• **TASK TO COMPLETE**
Leaving out every picture, copy the lines of the data exactly, from the first through the line containing "lw=1.5, label='Goal Defense')".

• **RECORDED INFORMATION**
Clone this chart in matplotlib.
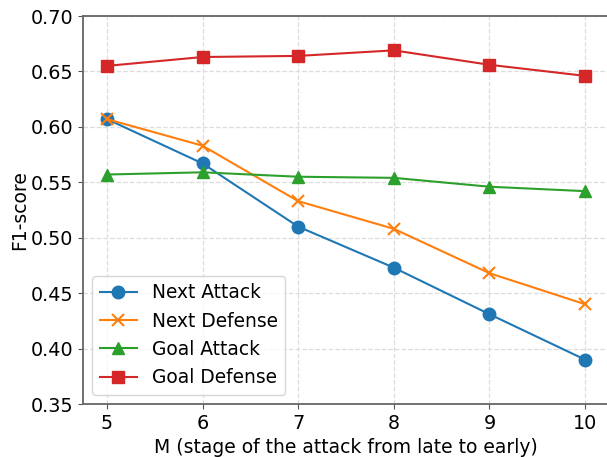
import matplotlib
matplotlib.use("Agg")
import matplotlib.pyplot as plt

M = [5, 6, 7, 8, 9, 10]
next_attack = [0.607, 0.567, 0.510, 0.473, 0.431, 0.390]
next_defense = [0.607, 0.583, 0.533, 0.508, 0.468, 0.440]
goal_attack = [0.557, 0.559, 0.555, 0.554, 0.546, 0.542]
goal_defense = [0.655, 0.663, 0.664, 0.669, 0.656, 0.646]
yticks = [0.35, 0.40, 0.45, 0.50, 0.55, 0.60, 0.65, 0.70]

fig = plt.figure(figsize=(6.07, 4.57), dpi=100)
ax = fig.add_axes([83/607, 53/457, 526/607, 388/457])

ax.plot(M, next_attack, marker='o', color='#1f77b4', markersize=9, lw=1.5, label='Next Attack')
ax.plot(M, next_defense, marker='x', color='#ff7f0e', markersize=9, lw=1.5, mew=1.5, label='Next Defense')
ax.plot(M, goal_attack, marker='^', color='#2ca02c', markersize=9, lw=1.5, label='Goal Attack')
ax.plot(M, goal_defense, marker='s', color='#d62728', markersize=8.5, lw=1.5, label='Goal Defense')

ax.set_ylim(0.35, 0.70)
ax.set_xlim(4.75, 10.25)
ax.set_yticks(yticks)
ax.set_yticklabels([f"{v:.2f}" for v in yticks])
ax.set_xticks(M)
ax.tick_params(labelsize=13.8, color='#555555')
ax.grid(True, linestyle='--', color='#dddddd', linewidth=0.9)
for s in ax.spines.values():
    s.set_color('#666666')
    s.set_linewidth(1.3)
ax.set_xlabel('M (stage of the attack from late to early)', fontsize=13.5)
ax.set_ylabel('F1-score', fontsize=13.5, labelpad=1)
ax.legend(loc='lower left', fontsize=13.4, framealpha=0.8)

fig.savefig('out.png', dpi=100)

• **ANSWER TO THIS TASK**
Clone this chart in matplotlib.
import matplotlib
matplotlib.use("Agg")
import matplotlib.pyplot as plt

M = [5, 6, 7, 8, 9, 10]
next_attack = [0.607, 0.567, 0.510, 0.473, 0.431, 0.390]
next_defense = [0.607, 0.583, 0.533, 0.508, 0.468, 0.440]
goal_attack = [0.557, 0.559, 0.555, 0.554, 0.546, 0.542]
goal_defense = [0.655, 0.663, 0.664, 0.669, 0.656, 0.646]
yticks = [0.35, 0.40, 0.45, 0.50, 0.55, 0.60, 0.65, 0.70]

fig = plt.figure(figsize=(6.07, 4.57), dpi=100)
ax = fig.add_axes([83/607, 53/457, 526/607, 388/457])

ax.plot(M, next_attack, marker='o', color='#1f77b4', markersize=9, lw=1.5, label='Next Attack')
ax.plot(M, next_defense, marker='x', color='#ff7f0e', markersize=9, lw=1.5, mew=1.5, label='Next Defense')
ax.plot(M, goal_attack, marker='^', color='#2ca02c', markersize=9, lw=1.5, label='Goal Attack')
ax.plot(M, goal_defense, marker='s', color='#d62728', markersize=8.5, lw=1.5, label='Goal Defense')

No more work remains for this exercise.